Panel votes to do analysis of urban zoning rules first

January 22, 2004|By Laura Cadiz | Laura Cadiz,SUN STAFF

On a unanimous vote, the Howard County Zoning Board rejected last night a Rouse Co. proposal to add a significant number of residences in Columbia's downtown.

The board said it wanted to study and possibly modify Columbia's New Town zoning regulations before allowing a major change to the planned community's urban center.

Board Chairman Ken Ulman said the county will appoint a citizens committee to do an in-depth analysis of Columbia's zoning regulations, which were drafted in the 1960s, and the development company was welcome to submit another petition if the zoning regulations are revised.
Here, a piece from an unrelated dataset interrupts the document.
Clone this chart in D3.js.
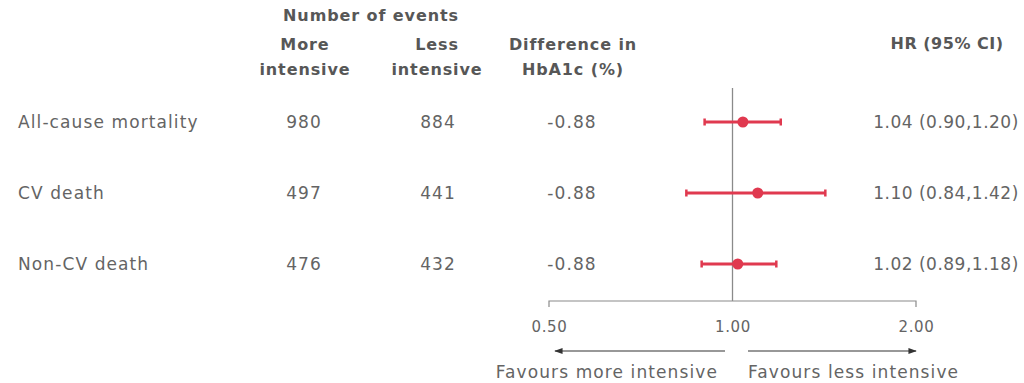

"I do believe a vibrant downtown is a desirable goal and that residential density is a critical factor in achieving that goal," said Ulman, a west Columbia Democrat. "But I do not believe this is the appropriate time to approve such a dramatic increase."

Ulman said he would be uncomfortable granting the company's request to increase Columbia's density, resulting in an additional 2,141 residential units, without a detailed, comprehensive draft plan of what the development would look like. About 1,600 of those units were to be developed in the 60-acre, crescent-shaped property behind Symphony Woods.

It was estimated that the new residences would add 2,352 people to Town Center, which now has a population of 4,265 - a move that Rouse officials had hoped would turn the area into an active urban core.

Ulman said he and other board members had tried to persuade Rouse to make additions to its petition, such as a master plan for pedestrian access or converting Symphony Woods into a type of central park. But he noted that the New Town zoning process makes such conditions "awkward" at the current stage in the process.

Ulman said the parcel behind Symphony Woods - now zoned for commercial use and the last major part of Town Center that could be developed - presents the board "with a unique opportunity and a special responsibility to ensure that it is developed in a manner appropriate to the vision and sprit of Columbia."

"Once this area is developed, it will help shape the future of Columbia and the county for years to come," he said.

Other board members questioned Rouse's fiscal impact study, which concluded that the county could gain as much as $78.7 million by 2017 from the proposed development.

Board member Christopher J. Merdon, an Ellicott City Republican, said the study "didn't make sense, it was contrary to what you would believe."

"Businesses generate a lot of taxes and require very little services," he said.